In terms of intent and motivation, prosecutors are constructing a case alleging that Trump engaged in an illegal scheme to sway the 2016 election. They hope Cohen can provide clarity on Trump’s reasons behind the payments.  

It should be noted that paying someone “hush money” may be unethical, but it is not illegal. It falls on Bragg to prove Trump’s actions were anything more than sleazy, something the prosecutor had hoped Cohen could help him clarify on the stand. 

However, ahead of Cohen’s expected testimony, jurors have instead been treated to a litany of complaints from witnesses about working with him. According to several, he was difficult at best. Both Daniels and former Playboy model Karen McDougal said they avoided interacting with him whenever possible. Witnesses say that Daniel’s manager described Cohen as an aggressive *expletive* who made endless excuses not to pay Daniels the promised $130,000. 

“The moral of the story was no one wanted to talk to Cohen,” Daniels’ prior attorney, Keith Davidson, said on the stand. 

If the testimony about Cohen’s character wasn’t already damaging enough, there is another hiccup in Bragg’s carefully orchestrated case. Gary Farro, Cohen’s First Republic Bank representative, testified that he had no idea that Cohen “was doing anything shady” when he created Essential Consultants LLC to pay Daniels. 

Farro explained in his testimony that Cohen wouldn’t have been able to establish the account for his LLC if there was any suspicion that it was a shell company. He also noted that if the bank had known Cohen was making a transaction benefiting a political candidate or an adult film star, there would have been a more thorough due diligence process. Farro testified that such transactions could face delays or possibly even be stopped altogether due to this information. 

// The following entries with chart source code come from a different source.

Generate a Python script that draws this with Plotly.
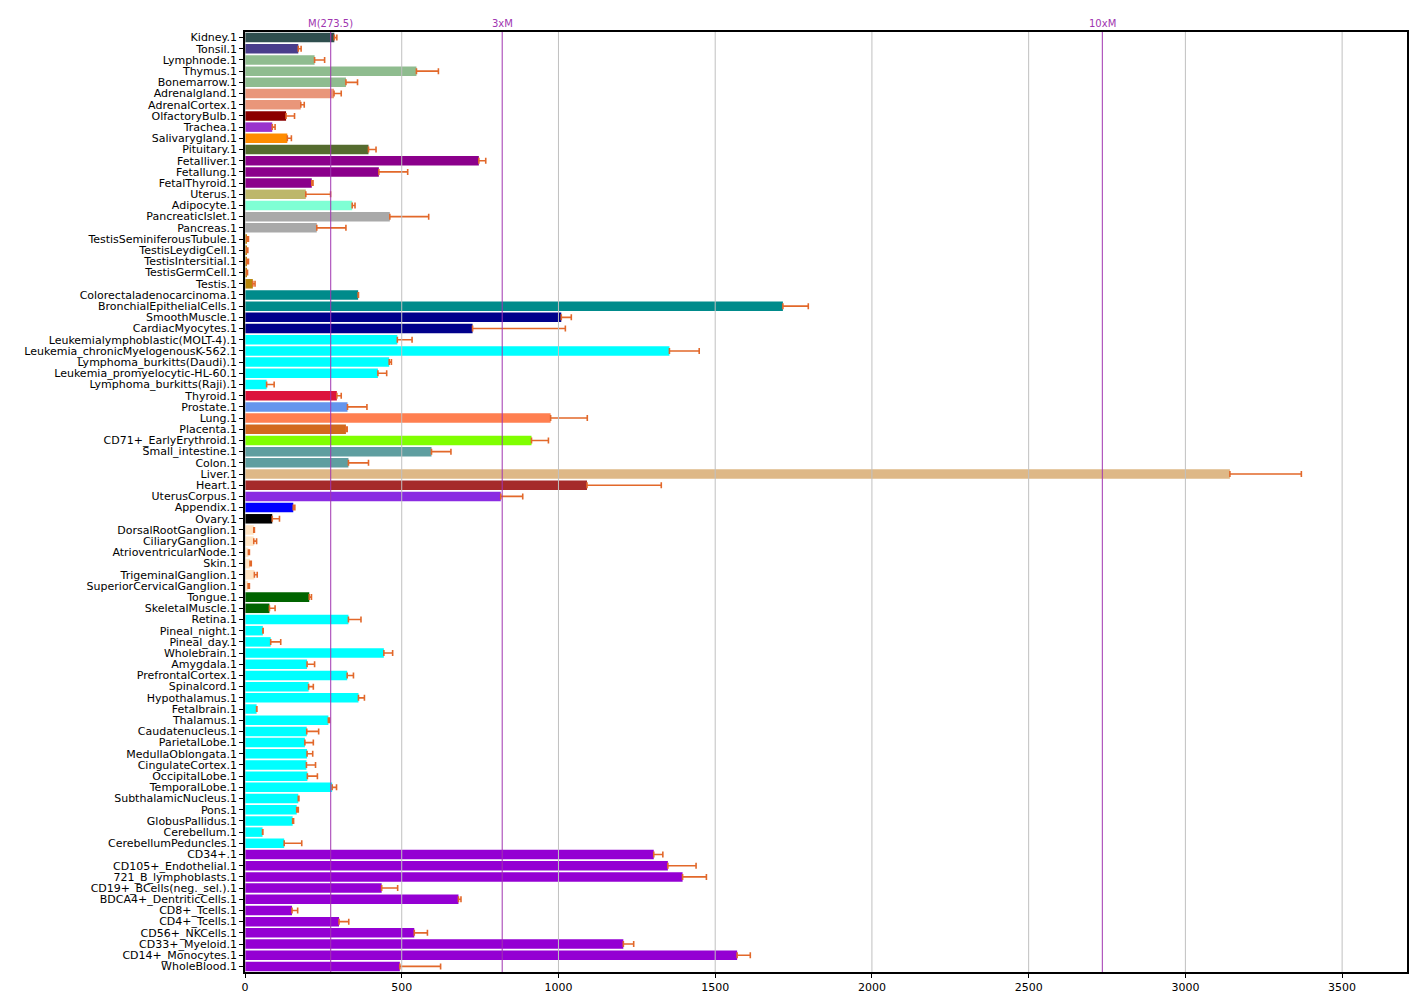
import plotly.graph_objects as go

tissues = [
    "Kidney.1", "Tonsil.1", "Lymphnode.1", "Thymus.1", "Bonemarrow.1", "Adrenalgland.1",
    "AdrenalCortex.1", "OlfactoryBulb.1", "Trachea.1", "Salivarygland.1", "Pituitary.1",
    "Fetalliver.1", "Fetallung.1", "FetalThyroid.1", "Uterus.1", "Adipocyte.1",
    "PancreaticIslet.1", "Pancreas.1", "TestisSeminiferousTubule.1", "TestisLeydigCell.1",
    "TestisIntersitial.1", "TestisGermCell.1", "Testis.1", "Colorectaladenocarcinoma.1",
    "BronchialEpithelialCells.1", "SmoothMuscle.1", "CardiacMyocytes.1",
    "Leukemialymphoblastic(MOLT-4).1", "Leukemia_chronicMyelogenousK-562.1",
    "Lymphoma_burkitts(Daudi).1", "Leukemia_promyelocytic-HL-60.1", "Lymphoma_burkitts(Raji).1",
    "Thyroid.1", "Prostate.1", "Lung.1", "Placenta.1", "CD71+_EarlyErythroid.1",
    "Small_intestine.1", "Colon.1", "Liver.1", "Heart.1", "UterusCorpus.1", "Appendix.1",
    "Ovary.1", "DorsalRootGanglion.1", "CiliaryGanglion.1", "AtrioventricularNode.1", "Skin.1",
    "TrigeminalGanglion.1", "SuperiorCervicalGanglion.1", "Tongue.1", "SkeletalMuscle.1",
    "Retina.1", "Pineal_night.1", "Pineal_day.1", "Wholebrain.1", "Amygdala.1",
    "PrefrontalCortex.1", "Spinalcord.1", "Hypothalamus.1", "Fetalbrain.1", "Thalamus.1",
    "Caudatenucleus.1", "ParietalLobe.1", "MedullaOblongata.1", "CingulateCortex.1",
    "OccipitalLobe.1", "TemporalLobe.1", "SubthalamicNucleus.1", "Pons.1", "GlobusPallidus.1",
    "Cerebellum.1", "CerebellumPeduncles.1", "CD34+.1", "CD105+_Endothelial.1",
    "721_B_lymphoblasts.1", "CD19+_BCells(neg._sel.).1", "BDCA4+_DentriticCells.1",
    "CD8+_Tcells.1", "CD4+_Tcells.1", "CD56+_NKCells.1", "CD33+_Myeloid.1",
    "CD14+_Monocytes.1", "WholeBlood.1",
]

values = [
    285, 170, 222, 547, 322, 284, 178, 131, 87, 135, 394,
    746, 427, 213, 194, 342, 462, 229, 6, 5, 6, 5, 25, 361,
    1716, 1009, 726, 486, 1354, 460, 424, 69,
    293, 327, 975, 322, 914, 595, 330, 3142, 1091, 816, 154,
    87, 28, 28, 11, 16, 30, 10, 205, 78,
    330, 57, 82, 443, 198, 326, 203, 362, 37, 266,
    197, 191, 198, 196, 199, 278, 170, 165, 152, 56, 125,
    1304, 1349, 1396, 436, 681, 150, 300, 540, 1207, 1570, 494,
]

errors_upper = [
    293, 179, 254, 617, 359, 307, 189, 158, 96, 148, 418,
    768, 519, 217, 273, 351, 586, 322, 11, 9, 11, 8, 32, 362,
    1797, 1041, 1022, 533, 1449, 467, 452, 93,
    307, 389, 1092, 326, 968, 657, 394, 3370, 1328, 886, 159,
    110, 30, 37, 14, 20, 39, 14, 212, 96,
    370, 58, 114, 471, 222, 346, 218, 381, 38, 270,
    235, 218, 216, 225, 231, 292, 172, 170, 155, 57, 181,
    1333, 1439, 1472, 487, 689, 168, 331, 582, 1240, 1612, 624,
]

bar_colors = (
    ["#2F4F4F", "#483D8B", "#8FBC8F", "#8FBC8F", "#8FBC8F", "#E9967A", "#E9967A",
     "#8B0000", "#9932CC", "#FF8C00", "#556B2F", "#8B008B", "#8B008B", "#8B008B",
     "#BDB76B", "#7FFFD4", "#A9A9A9", "#A9A9A9"]
    + ["#B8860B"] * 5
    + ["#008B8B", "#008B8B", "#00008B", "#00008B"]
    + ["#00FFFF"] * 5
    + ["#DC143C", "#6495ED", "#FF7F50", "#D2691E", "#7FFF00", "#5F9EA0", "#5F9EA0",
       "#DEB887", "#A52A2A", "#8A2BE2", "#0000FF", "#000000"]
    + ["#FFE4C4"] * 6
    + ["#006400", "#006400"]
    + ["#00FFFF"] * 21
    + ["#9400D3"] * 11
)

median_value = 273.5
marker_lines = [("M(273.5)", 1), ("3xM", 3), ("10xM", 10)]
x_ticks = [0, 500, 1000, 1500, 2000, 2500, 3000, 3500]
x_max = max(errors_upper) * 1.1

err_plus = [e - v for e, v in zip(errors_upper, values)]

fig = go.Figure()
fig.add_trace(go.Bar(
    y=tissues,
    x=values,
    orientation="h",
    marker=dict(color=bar_colors, line=dict(width=0)),
    error_x=dict(type="data", array=err_plus, arrayminus=[0] * len(values),
                 symmetric=False, color="#E2682A", thickness=1.6, width=3),
    showlegend=False,
))

shapes = []
for t in x_ticks:
    shapes.append(dict(type="line", xref="x", yref="paper", x0=t, x1=t, y0=0, y1=1,
                       line=dict(color="#C0C0C0", width=1), layer="above"))
annotations = []
for label, mult in marker_lines:
    xv = median_value * mult
    shapes.append(dict(type="line", xref="x", yref="paper", x0=xv, x1=xv, y0=0, y1=1,
                       line=dict(color="#A035B0", width=1), layer="above"))
    annotations.append(dict(x=xv, y=1, xref="x", yref="paper", text=label,
                            showarrow=False, yanchor="bottom", yshift=1,
                            font=dict(size=10, color="#A035B0")))

fig.update_layout(
    width=1426, height=1008,
    margin=dict(l=245, r=19, t=32, b=36),
    plot_bgcolor="white", paper_bgcolor="white",
    bargap=0.15,
    font=dict(family="DejaVu Sans", size=11, color="black"),
    shapes=shapes, annotations=annotations,
    xaxis=dict(range=[0, x_max], tickmode="array", tickvals=x_ticks, showgrid=False,
               zeroline=False, showline=True, mirror=True, linecolor="black", linewidth=1.5,
               ticks="outside", ticklen=4, tickcolor="black", layer="above traces",
               tickfont=dict(size=11)),
    yaxis=dict(range=[len(tissues) - 0.5, -0.5], tickmode="array", tickvals=tissues,
               ticktext=tissues, showgrid=False, zeroline=False,
               showline=True, mirror=True, linecolor="black", linewidth=1.5,
               ticks="outside", ticklen=4, tickcolor="black", layer="above traces",
               tickfont=dict(size=11)),
)

fig.write_html("out.html")
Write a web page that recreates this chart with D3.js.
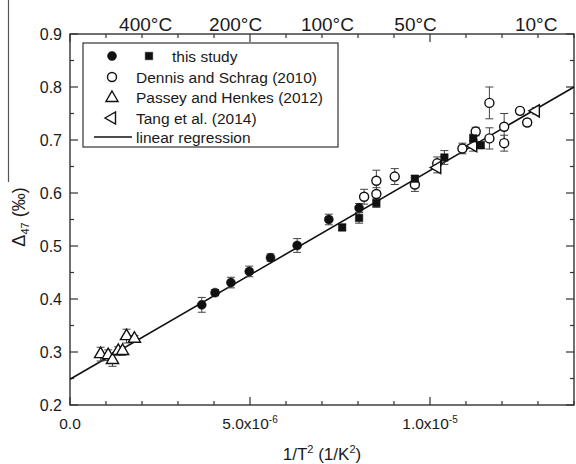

Farro went on to portray Cohen as a challenging client. 

The defense has cast doubt on Cohen’s trustworthiness by telling the jurors that Cohen is still obsessed with Trump and blames him for “virtually all of his problems.” Trump’s legal team pointed to Cohen’s podcasts and public comments to suggest that Cohen’s financial well-being hinges on Trump’s downfall.  

Because of his history of lying, Cohen’s upcoming testimony must be corroborated with evidence like recordings, emails, and text messages. 

And that may be hard to do since Trump avoids communicating by text or email. In 2022, Trump’s former campaign manager, Jason Miller, said he had never received either from him in the ten years he had worked with the former president. Trump’s attorney, Alini Habba, noted that Trump doesn’t even have a personal or work computer. 

Without Cohen’s testimony and in the absence of incriminating digital communications, Bragg’s case is full of holes. Trump’s classification of the payments as legal fees might even be considered justifiable since Cohen made the payments and was, after all, his attorney.  

And even if the jury doesn’t agree, Bragg’s big case is a misdemeanor at best. Any attempt to jail Trump for a misdemeanor will make it far too apparent to Americans that the case was just another part of the Democrats’’ lawfare strategy to remove Trump as a political rival. It appears that Bragg may be well over his head. 

Unsurprisingly, Bragg relies on a key witness who is both unlikeable and deceptive to prove his case.  

Whether the jury takes the bait or not remains to be seen.